** Task objective **
Among the lines of the listing below, retype exactly those from the one containing "Convert this chart" through the one containing "const spleenDErr = [0.061, 0.26, 0.096];", both included. Do not include pictures.

** Exercise input **
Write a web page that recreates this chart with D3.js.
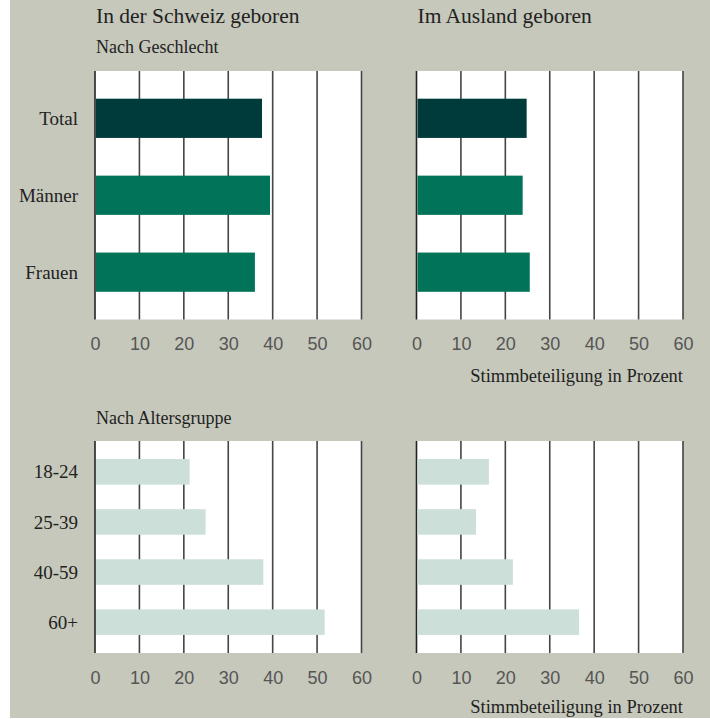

* * *

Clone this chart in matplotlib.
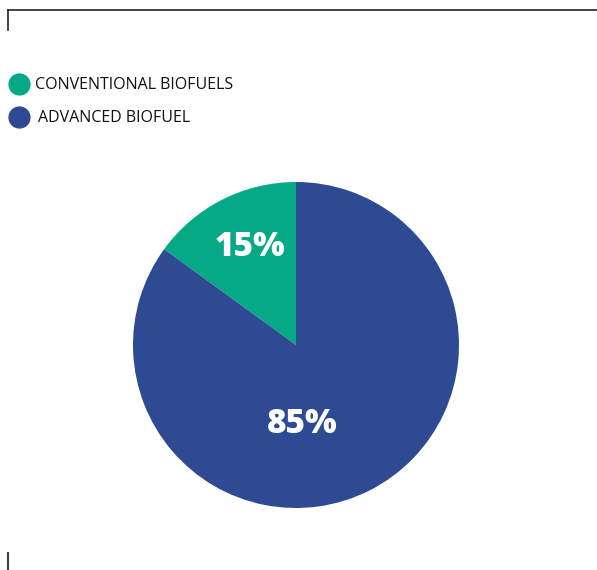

...

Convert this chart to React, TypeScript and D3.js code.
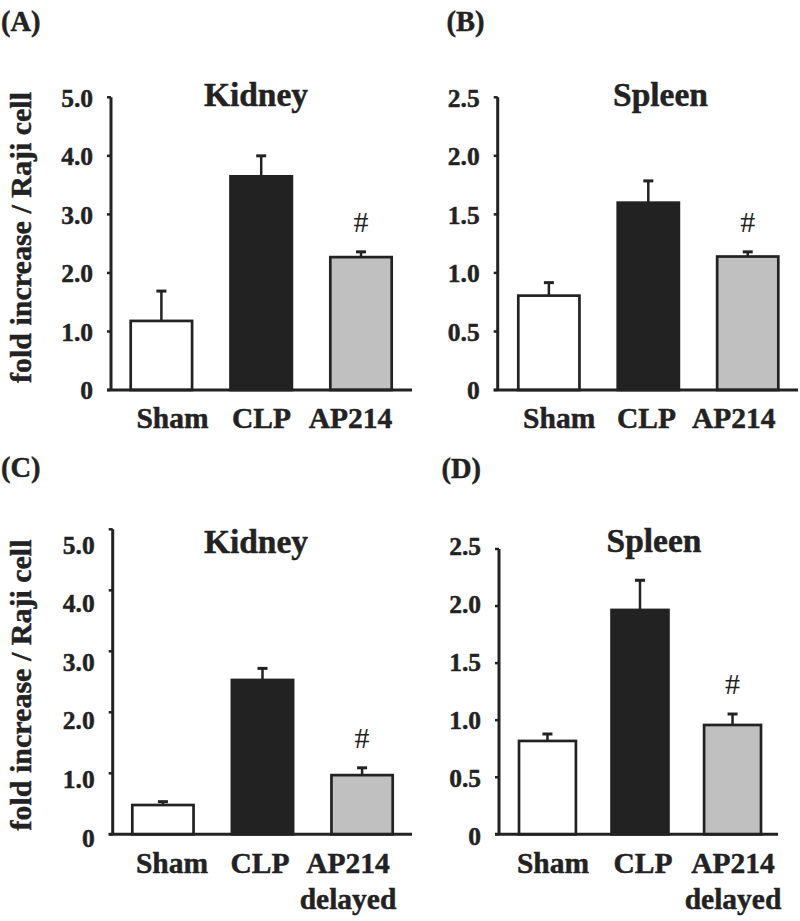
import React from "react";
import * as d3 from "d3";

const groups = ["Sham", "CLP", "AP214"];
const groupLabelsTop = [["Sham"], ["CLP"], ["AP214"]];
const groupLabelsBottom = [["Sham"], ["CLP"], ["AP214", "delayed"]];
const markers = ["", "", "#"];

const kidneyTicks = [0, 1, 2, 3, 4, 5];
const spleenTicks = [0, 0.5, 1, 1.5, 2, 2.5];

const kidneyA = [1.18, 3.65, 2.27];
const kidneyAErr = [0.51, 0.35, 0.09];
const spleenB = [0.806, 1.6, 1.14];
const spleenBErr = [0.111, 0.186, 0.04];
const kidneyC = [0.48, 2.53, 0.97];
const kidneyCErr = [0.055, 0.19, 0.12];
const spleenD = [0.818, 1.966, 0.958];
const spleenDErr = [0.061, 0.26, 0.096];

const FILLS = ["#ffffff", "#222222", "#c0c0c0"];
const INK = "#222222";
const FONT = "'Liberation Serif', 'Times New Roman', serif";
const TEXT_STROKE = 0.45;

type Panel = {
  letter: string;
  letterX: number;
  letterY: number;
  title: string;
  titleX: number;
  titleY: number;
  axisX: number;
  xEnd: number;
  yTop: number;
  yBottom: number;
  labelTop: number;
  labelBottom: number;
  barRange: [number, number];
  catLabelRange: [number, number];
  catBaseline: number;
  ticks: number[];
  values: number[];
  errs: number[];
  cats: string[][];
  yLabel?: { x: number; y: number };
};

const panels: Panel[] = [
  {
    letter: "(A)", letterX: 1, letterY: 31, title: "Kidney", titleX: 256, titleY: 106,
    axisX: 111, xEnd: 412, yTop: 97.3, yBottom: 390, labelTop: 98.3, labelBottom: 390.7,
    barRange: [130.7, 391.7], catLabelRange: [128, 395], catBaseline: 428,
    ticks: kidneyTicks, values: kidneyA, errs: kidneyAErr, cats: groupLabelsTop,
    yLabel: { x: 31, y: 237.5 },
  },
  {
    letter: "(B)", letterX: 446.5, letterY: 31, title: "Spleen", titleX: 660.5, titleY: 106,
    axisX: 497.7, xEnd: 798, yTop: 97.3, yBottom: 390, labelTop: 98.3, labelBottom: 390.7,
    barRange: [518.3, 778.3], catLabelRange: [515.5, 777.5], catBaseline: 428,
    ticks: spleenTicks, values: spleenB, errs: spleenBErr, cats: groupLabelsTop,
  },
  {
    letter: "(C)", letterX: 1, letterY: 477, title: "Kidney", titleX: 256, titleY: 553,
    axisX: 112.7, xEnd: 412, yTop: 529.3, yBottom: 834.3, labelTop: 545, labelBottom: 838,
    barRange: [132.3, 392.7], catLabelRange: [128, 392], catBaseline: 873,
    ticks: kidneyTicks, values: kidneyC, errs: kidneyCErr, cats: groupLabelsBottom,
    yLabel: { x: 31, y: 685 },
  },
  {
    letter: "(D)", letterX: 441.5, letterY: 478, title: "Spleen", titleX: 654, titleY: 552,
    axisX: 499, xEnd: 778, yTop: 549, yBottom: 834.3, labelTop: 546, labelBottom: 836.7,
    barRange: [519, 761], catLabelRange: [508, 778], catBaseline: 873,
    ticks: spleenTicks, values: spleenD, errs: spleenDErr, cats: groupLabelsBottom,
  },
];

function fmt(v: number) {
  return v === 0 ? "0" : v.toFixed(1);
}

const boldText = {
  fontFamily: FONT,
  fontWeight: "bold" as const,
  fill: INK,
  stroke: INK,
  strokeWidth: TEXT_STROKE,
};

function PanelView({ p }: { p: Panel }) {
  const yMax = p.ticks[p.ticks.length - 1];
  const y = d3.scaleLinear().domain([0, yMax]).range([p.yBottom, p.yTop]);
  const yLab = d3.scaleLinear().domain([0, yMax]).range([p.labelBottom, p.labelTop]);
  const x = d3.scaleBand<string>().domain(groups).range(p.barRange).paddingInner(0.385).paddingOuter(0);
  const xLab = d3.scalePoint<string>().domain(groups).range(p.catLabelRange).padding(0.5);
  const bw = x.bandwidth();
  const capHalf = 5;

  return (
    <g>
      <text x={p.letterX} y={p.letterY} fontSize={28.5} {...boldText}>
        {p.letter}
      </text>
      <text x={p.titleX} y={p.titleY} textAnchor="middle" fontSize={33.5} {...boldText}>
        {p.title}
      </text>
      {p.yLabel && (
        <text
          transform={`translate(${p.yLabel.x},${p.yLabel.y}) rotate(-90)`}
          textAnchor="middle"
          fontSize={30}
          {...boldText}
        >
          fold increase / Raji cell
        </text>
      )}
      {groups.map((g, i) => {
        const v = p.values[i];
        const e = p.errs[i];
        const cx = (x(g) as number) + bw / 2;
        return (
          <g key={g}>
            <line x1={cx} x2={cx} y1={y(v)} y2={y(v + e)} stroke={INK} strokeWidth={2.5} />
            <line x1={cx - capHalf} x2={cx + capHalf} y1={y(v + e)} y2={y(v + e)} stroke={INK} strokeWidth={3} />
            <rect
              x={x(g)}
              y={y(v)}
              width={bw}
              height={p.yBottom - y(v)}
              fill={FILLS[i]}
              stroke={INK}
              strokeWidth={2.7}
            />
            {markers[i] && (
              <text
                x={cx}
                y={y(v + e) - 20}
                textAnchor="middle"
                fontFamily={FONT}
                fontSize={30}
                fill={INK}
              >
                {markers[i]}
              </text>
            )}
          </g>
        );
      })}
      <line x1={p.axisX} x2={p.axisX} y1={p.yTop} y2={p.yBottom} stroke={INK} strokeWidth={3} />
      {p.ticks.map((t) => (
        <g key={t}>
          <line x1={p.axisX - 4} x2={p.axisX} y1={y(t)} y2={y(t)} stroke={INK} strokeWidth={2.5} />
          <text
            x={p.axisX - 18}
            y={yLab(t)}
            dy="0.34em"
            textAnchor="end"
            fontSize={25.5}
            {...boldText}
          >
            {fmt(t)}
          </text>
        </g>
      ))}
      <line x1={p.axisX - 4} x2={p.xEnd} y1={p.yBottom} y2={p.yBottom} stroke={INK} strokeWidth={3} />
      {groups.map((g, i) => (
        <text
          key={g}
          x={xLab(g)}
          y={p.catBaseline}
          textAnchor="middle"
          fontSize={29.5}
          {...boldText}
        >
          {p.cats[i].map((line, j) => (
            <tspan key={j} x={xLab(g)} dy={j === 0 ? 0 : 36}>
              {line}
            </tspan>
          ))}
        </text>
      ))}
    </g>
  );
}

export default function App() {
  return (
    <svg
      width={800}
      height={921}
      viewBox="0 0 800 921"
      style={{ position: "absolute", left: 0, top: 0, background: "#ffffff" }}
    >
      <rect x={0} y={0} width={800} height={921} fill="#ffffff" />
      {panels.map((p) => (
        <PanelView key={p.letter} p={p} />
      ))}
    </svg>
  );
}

** Final answer **
Convert this chart to React, TypeScript and D3.js code.
import React from "react";
import * as d3 from "d3";

const groups = ["Sham", "CLP", "AP214"];
const groupLabelsTop = [["Sham"], ["CLP"], ["AP214"]];
const groupLabelsBottom = [["Sham"], ["CLP"], ["AP214", "delayed"]];
const markers = ["", "", "#"];

const kidneyTicks = [0, 1, 2, 3, 4, 5];
const spleenTicks = [0, 0.5, 1, 1.5, 2, 2.5];

const kidneyA = [1.18, 3.65, 2.27];
const kidneyAErr = [0.51, 0.35, 0.09];
const spleenB = [0.806, 1.6, 1.14];
const spleenBErr = [0.111, 0.186, 0.04];
const kidneyC = [0.48, 2.53, 0.97];
const kidneyCErr = [0.055, 0.19, 0.12];
const spleenD = [0.818, 1.966, 0.958];
const spleenDErr = [0.061, 0.26, 0.096];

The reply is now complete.